As I was slinking out of the room, I heard him say that Obama and the Democrat crazies "brought in Larry Summers, Timothy Geithner. Look at the crew. Look who they are. They're strike out artists, every one of them"! To which I appended an exclamation point as an editing decision concerning punctuation, as there are now more of these incompetent blowhards in the Obama administration that just these two, and which now includes the terrifying Eric Holder and laughable Leon Panetta, which is not to even mention the monstrous Hillary Clinton! Gaahhh!
The last thing we need right now is more incompetence, and yet proven incompetence is the only thing we now have! Gaaahhhh! We're freaking doomed!
But, in an effort to calm myself, this is good news as far as gold is concerned, and this is exactly what it needs to go shooting to the moon in price, as nothing drives gold higher than incompetents and morons mindlessly demanding to expand government spending while relying on the Federal Reserve to create more money and credit to finance the spending spree!
And why are Obama and these Leftist idiots doing this? Marketwatch.com went on, "For the second time in a decade, the Fed has sounded the alarm that deflation could be lurking. While most people might suppose that falling prices would be a godsend, a little reflection shows that deflation would be devastating for any economy based on debt" which is exactly right!
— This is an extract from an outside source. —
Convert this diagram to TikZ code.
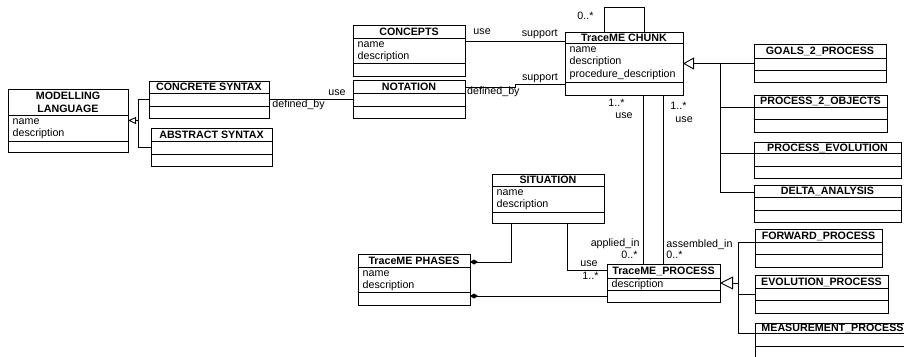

I gotta tell ya that I think the word "devastating" is a good word for it, and if you go to your handy Mogambo Encyclopedia Of Economic Stuff (MEOES) and look up "Deflation, effects of, fiat currency regime, extreme fractional banking in, United States," you will actually see the word "devastating" several times, mostly in the vein of, "It was devastating to Emily when Brad abruptly said, his strong, masculine voice sending chills across her satiny skin, that he did not want to, as usual, throw themselves into a wild, passionate embrace and make love all over the house with lots of panting and moaning interspersed with various husky instructions concerning position or technique, because, now that the economy was ruined by the criminally stupid Federal Reserve (especially the insane Alan Greenspan who is responsible for it all) creating inflationary booms and bubbles in stocks, bonds, housing and size of government that have now gone bust, now Brad's damned father was laid off, too, and is now at home all the damned time and he can hear everything, making it uncomfortably and devastatingly weird for Brad, and similar grown men of 35 living with their parents, because there is no work that he can do with his limited intelligence that pays enough to allow him to survive on his own, and he cannot understand how the Fed creating so much money and credit makes prices go up and up and how people have to borrow more and more money to pay the higher and higher prices, which makes the money supply go up, which makes prices go up and up until one day, for the same Chaos Theory reason as a butterfly in the Amazon flapping its wings creates a little, tiny change in the air currents and causes it to rain three days later in Chicago, now some similarly unseen financial butterfly flapped its wings and the economy tragically went into the crapper a year or so later, and Emily was devastated at the news, her heaving bosom and naked thighs yearning for so, so much more."
And that, boys and girls, is why extreme fractional reserve banking using an abused fiat currency to irresponsibly expand the money supply is so criminally stupid.
And that is also why, boys and girls, buying gold, silver and oil is so sublimely smart when they do it! Whee! This investing stuff is easy!